Procurement of Contingent Fee Contracts for Legal Services by School Districts and Other Political Subdivisions
Subchapter C of the Professional Services Procurement Act (Chapter 2254 of the Texas Government Code) has been revised to establish requirements for the procurement of contingent fee contracts for legal services by political subdivisions, including school districts. The prior version only applied to state governmental entities. The new requirements for political subdivisions apply to contingent fee contracts entered into on or after September 1, 2019.
Political subdivisions seeking to enter into a contingent fee contract must notify the public in writing of (1) the reasons for pursuing the claim and the desired outcome, (2) the qualifications of the attorney to be hired, (3) the nature of any relationship with the attorney to be hire, including how the relationship was formed, (4) the reasons why an outside attorney is required to perform the legal services, (5) the reasons why an hourly fee contract cannot be reasonably obtained, and (6) the reasons why entering into a contingent fee contract is in the best interest of the residents of the political subdivision. After notification to the public, these issues must be discussed at a public meeting before a contingent fee contract can be approved. If approved, the political subdivision must file the contract with and receive approval from the Attorney General of Texas before it is effective and enforceable. The method of computing the contingent fee is governed by Section 2254.106 and the contract must limit the amount of the contingent fee to a stated percentage of the amount recovered, which may not exceed 35% without prior approval by the legislature.
School Districts Required to Report to the Commissioner of Education
Effective September 1, 2019, Section 46.0111 of the Texas Education Code regarding actions brought for defective design, construction, renovation, or improvement of an instructional facility has been revised and transferred to the newly created Subchapter E to Chapter 41 of the Education Code. The definition of “instructional facility” includes real property and any improvement or necessary fixture of an improvement thereto that is used predominantly for teaching the curriculum required by the State Board of Education for school districts that offer kindergarten through twelfth grade.

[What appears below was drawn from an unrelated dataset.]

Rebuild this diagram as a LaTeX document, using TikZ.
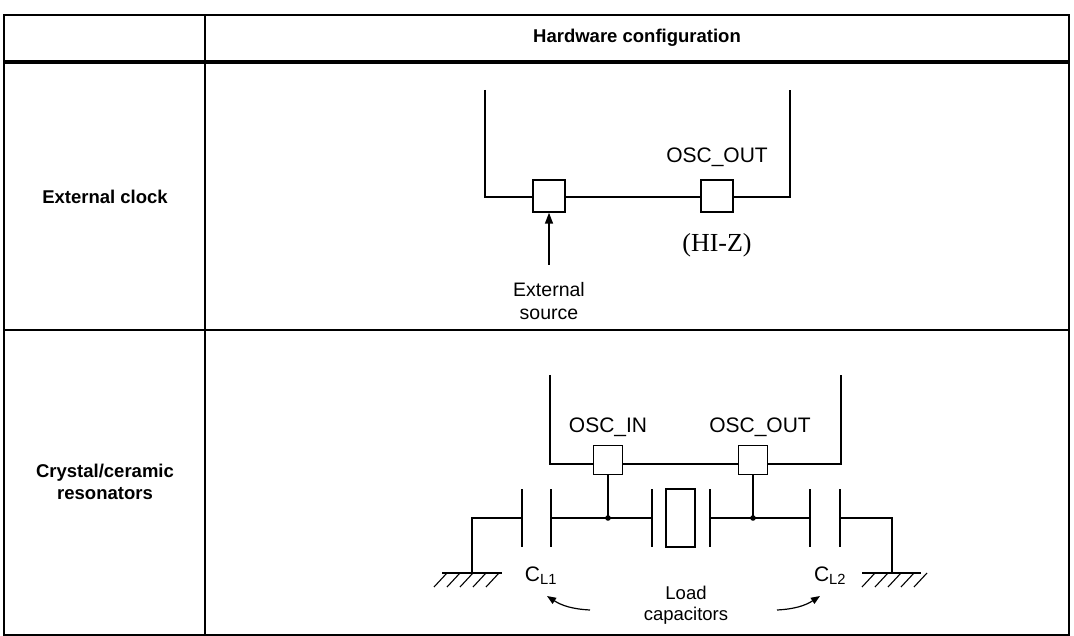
\documentclass[tikz,border=0pt]{standalone}
\usepackage{fontspec}
\setmainfont{Liberation Sans}
\newfontfamily\serifx{Liberation Serif}
\usetikzlibrary{arrows.meta}
\begin{document}
\begin{tikzpicture}[x=1pt,y=-1pt,
  grid/.style={line width=1.2pt},
  wire/.style={line width=1.8pt},
  pin/.style={draw,line width=1.4pt,minimum size=32pt,inner sep=0pt},
  lbl/.style={font=\fontsize{21}{24}\selectfont},
  head/.style={font=\bfseries\fontsize{18.5}{22}\selectfont,align=center}]
\useasboundingbox (0,0) rectangle (1074,636);
% table
\draw[grid] (4,15) rectangle (1069,635);
\draw[line width=4pt] (4,62) -- (1069,62);
\draw[grid] (4,330) -- (1069,330);
\draw[grid] (205,15) -- (205,635);
\node[head] (h) at (637,38) {Hardware configuration};
\node[head] (r1) at (105,197) {External clock};
\node[head] (r2) at (105,482) {Crystal/ceramic\\resonators};
% external clock
\draw[wire] (485,90) -- (485,197) -- (790,197) -- (790,90);
\node[pin,fill=white] (p1) at (549,196) {};
\node[pin,fill=white] (p2) at (717,196) {};
\node[lbl] (oo) at (717,157) {OSC\_OUT};
\node[font=\serifx\fontsize{26}{30}\selectfont] (hz) at (717,245) {(HI-Z)};
\node[lbl,align=center,font=\fontsize{19.5}{23}\selectfont] (es) at (549,301) {External\\source};
\coordinate (a0) at (549,265);
\draw[line width=1.5pt,-{Triangle[length=11pt,width=8pt]}] (a0) -- (p1.south);
% crystal
\draw[wire] (550,375) -- (550,464) -- (841,464) -- (841,375);
\node[pin,minimum size=29pt,fill=white] (q1) at (608,460) {};
\node[pin,minimum size=29pt,fill=white] (q2) at (753,460) {};
\node[lbl] (oi) at (608,427) {OSC\_IN};
\node[lbl] (oo2) at (760,427) {OSC\_OUT};
\coordinate (j1) at (608,518); \coordinate (j2) at (753,518);
\draw[wire] (q1.south) -- (j1); \draw[wire] (q2.south) -- (j2);
\fill (j1) circle (2.8pt); \fill (j2) circle (2.8pt);
\draw[wire] (472,573) -- (472,518) -- (522,518);
\draw[wire] (522,489) -- (522,547); \draw[wire] (551,489) -- (551,547);
\draw[wire] (551,518) -- (652,518);
\draw[wire] (652,489) -- (652,547); \draw[wire] (710,489) -- (710,547);
\draw[wire] (666,489) rectangle (695,547);
\draw[wire] (710,518) -- (810,518);
\draw[wire] (810,489) -- (810,547); \draw[wire] (840,489) -- (840,547);
\draw[wire] (840,518) -- (892,518) -- (892,573);
\draw[line width=1.4pt] (442,573) -- (502,573);
\foreach \x in {447,460,473,486,499} \draw[line width=1.1pt] (\x,573) -- (\x-13,587);
\draw[line width=1.4pt] (862,573) -- (921,573);
\foreach \x in {875,888,901,914,927} \draw[line width=1.1pt] (\x,573) -- (\x-13,587);
\node[lbl] (c1) at (541,576) {C\textsubscript{L1}};
\node[lbl] (c2) at (830,576) {C\textsubscript{L2}};
\node[align=center,font=\fontsize{18.5}{21}\selectfont] (lc) at (686,605) {Load\\capacitors};
\coordinate (l1) at (590,610); \coordinate (l2) at (547,596);
\coordinate (r1a) at (777,610); \coordinate (r2a) at (820,596);
\draw[line width=1.2pt,-{Triangle[length=9pt,width=7pt]}] (l1) to[bend left=15] (l2);
\draw[line width=1.2pt,-{Triangle[length=9pt,width=7pt]}] (r1a) to[bend right=15] (r2a);
\end{tikzpicture}
\end{document}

For any action brought by a school district on or after September 1, 2019 for recovery of damages for the defective design, construction, renovation, or improvement of a district facility financed by bonds, the school district must provide the Texas Education Agency Commissioner with written notice of the action or the action will be dismissed without prejudice. The required notice must include a copy of the petition and an itemized list of the defects for which the district is seeking damages. If the involved facility is financed by bonds for which the school district receives state assistance, the Commissioner may join in the action on behalf of the state to protect the state’s interest. Any amount recovered in the action after deducting legal fees and litigation costs must be used for repairs to the involved facility unless otherwise approved by the Commissioner. The state is entitled to a portion of the recovery if the involved facility was built with funds the district received through the instructional facilities allotment and any amount remains after the cost of repairing the facility. A new statute gives the Commissioner enforcement authority to ensure that any recovery is actually being used for these intended purposes.